EXERCISE DESCRIPTION: Make an exact copy of all the entries below, with the pictures left out.

--- start of INPUT FOR THIS TASK ---

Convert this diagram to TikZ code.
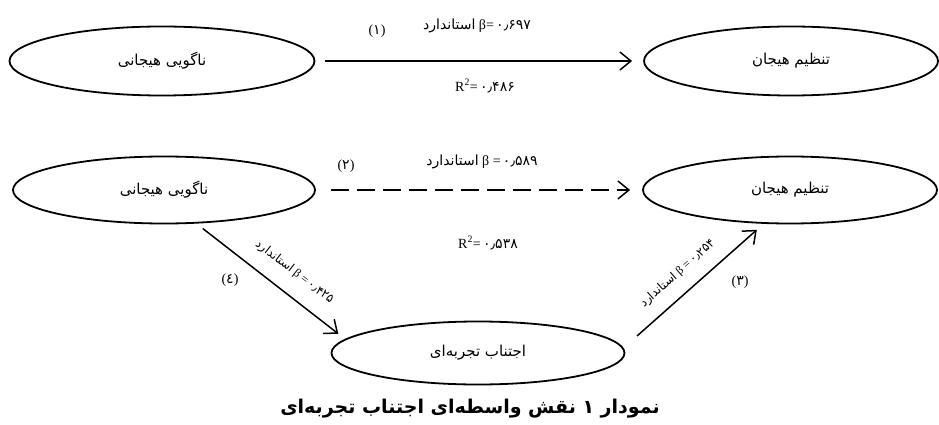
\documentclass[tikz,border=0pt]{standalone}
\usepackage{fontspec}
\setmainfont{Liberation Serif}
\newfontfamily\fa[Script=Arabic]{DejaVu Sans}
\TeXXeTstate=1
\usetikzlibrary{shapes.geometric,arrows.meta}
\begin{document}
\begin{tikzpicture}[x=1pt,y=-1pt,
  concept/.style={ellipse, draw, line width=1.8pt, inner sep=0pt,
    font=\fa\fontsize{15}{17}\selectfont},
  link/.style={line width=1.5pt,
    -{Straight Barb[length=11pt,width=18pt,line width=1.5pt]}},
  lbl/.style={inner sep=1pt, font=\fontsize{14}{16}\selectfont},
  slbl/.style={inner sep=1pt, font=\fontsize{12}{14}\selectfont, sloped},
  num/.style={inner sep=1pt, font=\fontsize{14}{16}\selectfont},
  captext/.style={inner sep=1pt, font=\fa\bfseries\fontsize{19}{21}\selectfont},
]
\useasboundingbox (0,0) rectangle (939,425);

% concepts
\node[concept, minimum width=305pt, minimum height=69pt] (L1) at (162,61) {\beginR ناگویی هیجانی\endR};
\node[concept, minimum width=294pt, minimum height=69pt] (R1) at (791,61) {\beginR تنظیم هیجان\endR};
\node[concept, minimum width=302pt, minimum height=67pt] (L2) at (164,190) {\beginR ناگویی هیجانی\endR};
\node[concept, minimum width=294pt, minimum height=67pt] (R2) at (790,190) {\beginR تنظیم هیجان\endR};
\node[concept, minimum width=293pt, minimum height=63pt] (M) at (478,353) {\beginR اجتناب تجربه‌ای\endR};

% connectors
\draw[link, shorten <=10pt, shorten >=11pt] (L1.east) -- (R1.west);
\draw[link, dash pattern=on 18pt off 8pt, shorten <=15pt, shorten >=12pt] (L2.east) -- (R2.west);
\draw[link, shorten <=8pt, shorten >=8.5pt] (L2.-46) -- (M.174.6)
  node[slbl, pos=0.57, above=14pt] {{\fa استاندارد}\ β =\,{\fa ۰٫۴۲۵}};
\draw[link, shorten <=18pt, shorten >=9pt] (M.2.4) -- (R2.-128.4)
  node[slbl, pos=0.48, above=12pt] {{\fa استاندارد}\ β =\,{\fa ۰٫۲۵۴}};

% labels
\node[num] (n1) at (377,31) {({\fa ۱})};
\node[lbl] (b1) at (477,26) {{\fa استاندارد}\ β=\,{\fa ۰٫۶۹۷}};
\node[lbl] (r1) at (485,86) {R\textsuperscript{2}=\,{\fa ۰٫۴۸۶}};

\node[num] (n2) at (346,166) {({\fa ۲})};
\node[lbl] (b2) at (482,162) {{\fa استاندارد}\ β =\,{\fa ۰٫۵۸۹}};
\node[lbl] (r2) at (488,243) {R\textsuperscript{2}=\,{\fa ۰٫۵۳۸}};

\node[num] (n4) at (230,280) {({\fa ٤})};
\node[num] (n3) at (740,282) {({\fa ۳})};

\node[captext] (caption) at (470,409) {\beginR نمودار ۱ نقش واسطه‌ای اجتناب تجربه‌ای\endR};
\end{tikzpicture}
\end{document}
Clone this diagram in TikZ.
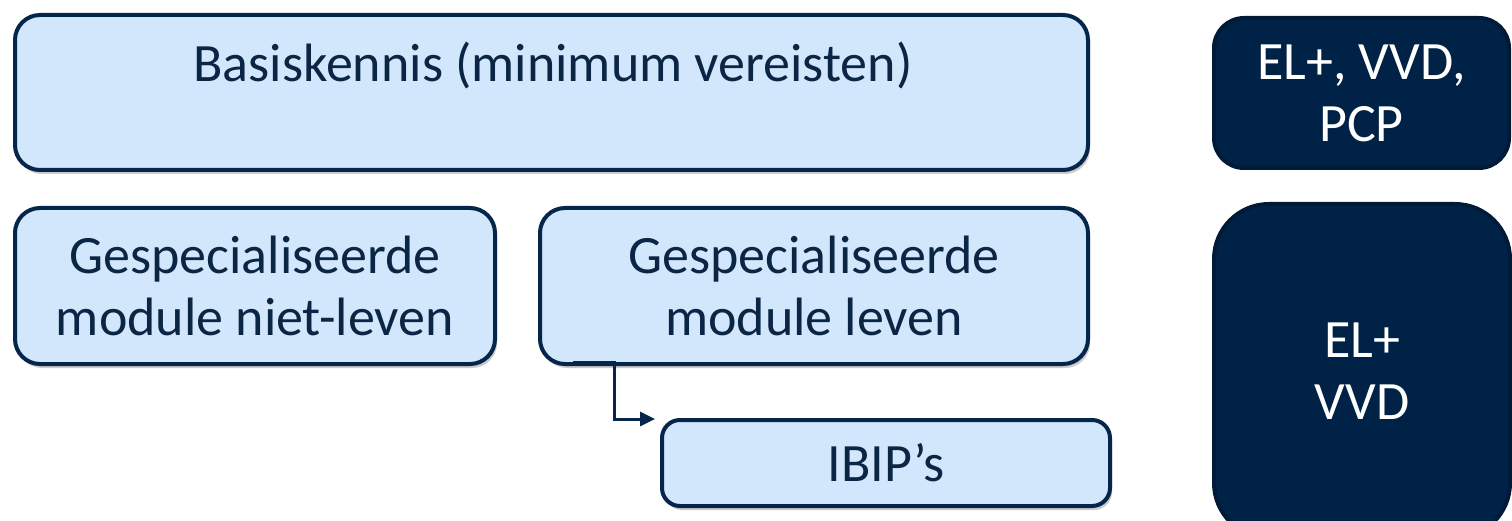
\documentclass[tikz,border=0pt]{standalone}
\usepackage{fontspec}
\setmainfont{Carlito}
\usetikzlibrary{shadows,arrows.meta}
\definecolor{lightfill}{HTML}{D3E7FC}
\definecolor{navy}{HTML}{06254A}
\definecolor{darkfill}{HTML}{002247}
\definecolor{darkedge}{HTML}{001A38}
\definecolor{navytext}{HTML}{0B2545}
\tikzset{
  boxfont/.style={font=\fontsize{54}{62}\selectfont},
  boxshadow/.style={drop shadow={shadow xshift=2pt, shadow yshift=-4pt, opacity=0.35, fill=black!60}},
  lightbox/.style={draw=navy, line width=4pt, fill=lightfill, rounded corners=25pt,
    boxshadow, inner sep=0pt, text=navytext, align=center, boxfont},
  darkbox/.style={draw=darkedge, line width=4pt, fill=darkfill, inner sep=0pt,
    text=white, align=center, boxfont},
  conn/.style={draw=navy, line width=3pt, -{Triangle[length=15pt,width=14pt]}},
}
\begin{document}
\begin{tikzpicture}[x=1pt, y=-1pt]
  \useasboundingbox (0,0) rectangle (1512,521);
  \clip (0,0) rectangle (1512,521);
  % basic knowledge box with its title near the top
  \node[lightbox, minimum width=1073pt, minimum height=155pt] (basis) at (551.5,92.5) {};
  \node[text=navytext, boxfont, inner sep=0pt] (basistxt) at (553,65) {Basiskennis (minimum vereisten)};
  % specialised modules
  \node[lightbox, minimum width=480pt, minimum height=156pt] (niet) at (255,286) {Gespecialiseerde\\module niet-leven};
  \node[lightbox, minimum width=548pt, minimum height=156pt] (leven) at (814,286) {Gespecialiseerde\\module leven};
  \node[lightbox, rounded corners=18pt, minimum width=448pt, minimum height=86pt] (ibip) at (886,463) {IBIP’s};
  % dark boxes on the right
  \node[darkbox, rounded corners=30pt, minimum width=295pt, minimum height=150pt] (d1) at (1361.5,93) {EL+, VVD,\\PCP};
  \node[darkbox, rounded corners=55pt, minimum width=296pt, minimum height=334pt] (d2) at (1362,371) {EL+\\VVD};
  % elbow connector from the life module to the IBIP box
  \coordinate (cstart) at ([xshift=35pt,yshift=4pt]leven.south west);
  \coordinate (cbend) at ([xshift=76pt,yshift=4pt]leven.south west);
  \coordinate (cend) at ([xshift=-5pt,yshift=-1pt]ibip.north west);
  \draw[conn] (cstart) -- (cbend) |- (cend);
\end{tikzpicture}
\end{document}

--- end of INPUT FOR THIS TASK ---

EXERCISE ANSWER:
Convert this diagram to TikZ code.
\documentclass[tikz,border=0pt]{standalone}
\usepackage{fontspec}
\setmainfont{Liberation Serif}
\newfontfamily\fa[Script=Arabic]{DejaVu Sans}
\TeXXeTstate=1
\usetikzlibrary{shapes.geometric,arrows.meta}
\begin{document}
\begin{tikzpicture}[x=1pt,y=-1pt,
  concept/.style={ellipse, draw, line width=1.8pt, inner sep=0pt,
    font=\fa\fontsize{15}{17}\selectfont},
  link/.style={line width=1.5pt,
    -{Straight Barb[length=11pt,width=18pt,line width=1.5pt]}},
  lbl/.style={inner sep=1pt, font=\fontsize{14}{16}\selectfont},
  slbl/.style={inner sep=1pt, font=\fontsize{12}{14}\selectfont, sloped},
  num/.style={inner sep=1pt, font=\fontsize{14}{16}\selectfont},
  captext/.style={inner sep=1pt, font=\fa\bfseries\fontsize{19}{21}\selectfont},
]
\useasboundingbox (0,0) rectangle (939,425);

% concepts
\node[concept, minimum width=305pt, minimum height=69pt] (L1) at (162,61) {\beginR ناگویی هیجانی\endR};
\node[concept, minimum width=294pt, minimum height=69pt] (R1) at (791,61) {\beginR تنظیم هیجان\endR};
\node[concept, minimum width=302pt, minimum height=67pt] (L2) at (164,190) {\beginR ناگویی هیجانی\endR};
\node[concept, minimum width=294pt, minimum height=67pt] (R2) at (790,190) {\beginR تنظیم هیجان\endR};
\node[concept, minimum width=293pt, minimum height=63pt] (M) at (478,353) {\beginR اجتناب تجربه‌ای\endR};

% connectors
\draw[link, shorten <=10pt, shorten >=11pt] (L1.east) -- (R1.west);
\draw[link, dash pattern=on 18pt off 8pt, shorten <=15pt, shorten >=12pt] (L2.east) -- (R2.west);
\draw[link, shorten <=8pt, shorten >=8.5pt] (L2.-46) -- (M.174.6)
  node[slbl, pos=0.57, above=14pt] {{\fa استاندارد}\ β =\,{\fa ۰٫۴۲۵}};
\draw[link, shorten <=18pt, shorten >=9pt] (M.2.4) -- (R2.-128.4)
  node[slbl, pos=0.48, above=12pt] {{\fa استاندارد}\ β =\,{\fa ۰٫۲۵۴}};

% labels
\node[num] (n1) at (377,31) {({\fa ۱})};
\node[lbl] (b1) at (477,26) {{\fa استاندارد}\ β=\,{\fa ۰٫۶۹۷}};
\node[lbl] (r1) at (485,86) {R\textsuperscript{2}=\,{\fa ۰٫۴۸۶}};

\node[num] (n2) at (346,166) {({\fa ۲})};
\node[lbl] (b2) at (482,162) {{\fa استاندارد}\ β =\,{\fa ۰٫۵۸۹}};
\node[lbl] (r2) at (488,243) {R\textsuperscript{2}=\,{\fa ۰٫۵۳۸}};

\node[num] (n4) at (230,280) {({\fa ٤})};
\node[num] (n3) at (740,282) {({\fa ۳})};

\node[captext] (caption) at (470,409) {\beginR نمودار ۱ نقش واسطه‌ای اجتناب تجربه‌ای\endR};
\end{tikzpicture}
\end{document}
Clone this diagram in TikZ.
\documentclass[tikz,border=0pt]{standalone}
\usepackage{fontspec}
\setmainfont{Carlito}
\usetikzlibrary{shadows,arrows.meta}
\definecolor{lightfill}{HTML}{D3E7FC}
\definecolor{navy}{HTML}{06254A}
\definecolor{darkfill}{HTML}{002247}
\definecolor{darkedge}{HTML}{001A38}
\definecolor{navytext}{HTML}{0B2545}
\tikzset{
  boxfont/.style={font=\fontsize{54}{62}\selectfont},
  boxshadow/.style={drop shadow={shadow xshift=2pt, shadow yshift=-4pt, opacity=0.35, fill=black!60}},
  lightbox/.style={draw=navy, line width=4pt, fill=lightfill, rounded corners=25pt,
    boxshadow, inner sep=0pt, text=navytext, align=center, boxfont},
  darkbox/.style={draw=darkedge, line width=4pt, fill=darkfill, inner sep=0pt,
    text=white, align=center, boxfont},
  conn/.style={draw=navy, line width=3pt, -{Triangle[length=15pt,width=14pt]}},
}
\begin{document}
\begin{tikzpicture}[x=1pt, y=-1pt]
  \useasboundingbox (0,0) rectangle (1512,521);
  \clip (0,0) rectangle (1512,521);
  % basic knowledge box with its title near the top
  \node[lightbox, minimum width=1073pt, minimum height=155pt] (basis) at (551.5,92.5) {};
  \node[text=navytext, boxfont, inner sep=0pt] (basistxt) at (553,65) {Basiskennis (minimum vereisten)};
  % specialised modules
  \node[lightbox, minimum width=480pt, minimum height=156pt] (niet) at (255,286) {Gespecialiseerde\\module niet-leven};
  \node[lightbox, minimum width=548pt, minimum height=156pt] (leven) at (814,286) {Gespecialiseerde\\module leven};
  \node[lightbox, rounded corners=18pt, minimum width=448pt, minimum height=86pt] (ibip) at (886,463) {IBIP’s};
  % dark boxes on the right
  \node[darkbox, rounded corners=30pt, minimum width=295pt, minimum height=150pt] (d1) at (1361.5,93) {EL+, VVD,\\PCP};
  \node[darkbox, rounded corners=55pt, minimum width=296pt, minimum height=334pt] (d2) at (1362,371) {EL+\\VVD};
  % elbow connector from the life module to the IBIP box
  \coordinate (cstart) at ([xshift=35pt,yshift=4pt]leven.south west);
  \coordinate (cbend) at ([xshift=76pt,yshift=4pt]leven.south west);
  \coordinate (cend) at ([xshift=-5pt,yshift=-1pt]ibip.north west);
  \draw[conn] (cstart) -- (cbend) |- (cend);
\end{tikzpicture}
\end{document}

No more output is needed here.